5/11/11

The Monk by the Sea || Caspar David Friedrich


The Monk by the Sea, Caspar David Friedrich (1774-1840)

This painting was criticized for lacking a relationship between the monk and the viewer; we cannot see the monk, know his expressions and possible emotions. And this fact describes the paintaing as "the first 'abstract' painting in the modern sense"

The poet, dramatist, Heinrich von Kleist says...

"How wonderful it is to sit completely alone by the sea under an overcast sky, gazing out over the endless expanse of water. It is essential that one has come there just for this reason, and that one has to return.
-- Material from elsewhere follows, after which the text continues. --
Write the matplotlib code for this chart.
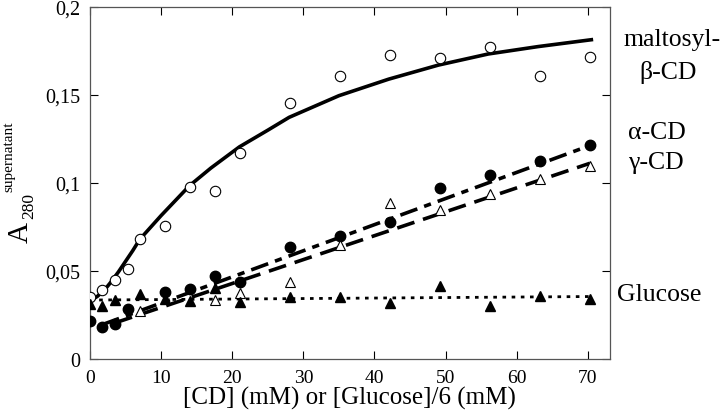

That one would like to go over the sea but cannot; that one misses any sign of life, and yet one senses the voice of life in the rush of the water, in the blowing of the wind, in the drifting of the clouds, in the lonely cry of the birds ... No situation in the world could be more sad and eerie than this—as the only spark of life in the wide realm of death, a lonely center in a lonely circle... Nevertheless, this definitively marks a totally new departure in Friedrich's art..."

... and I cannot agree more. What Friedrich brings is exactly the relationship between the lone individual and the world. In a way, we become the monk that views the see and it is up to our own sentiments, our own historicity, to dictate how we feel about its presence beside us.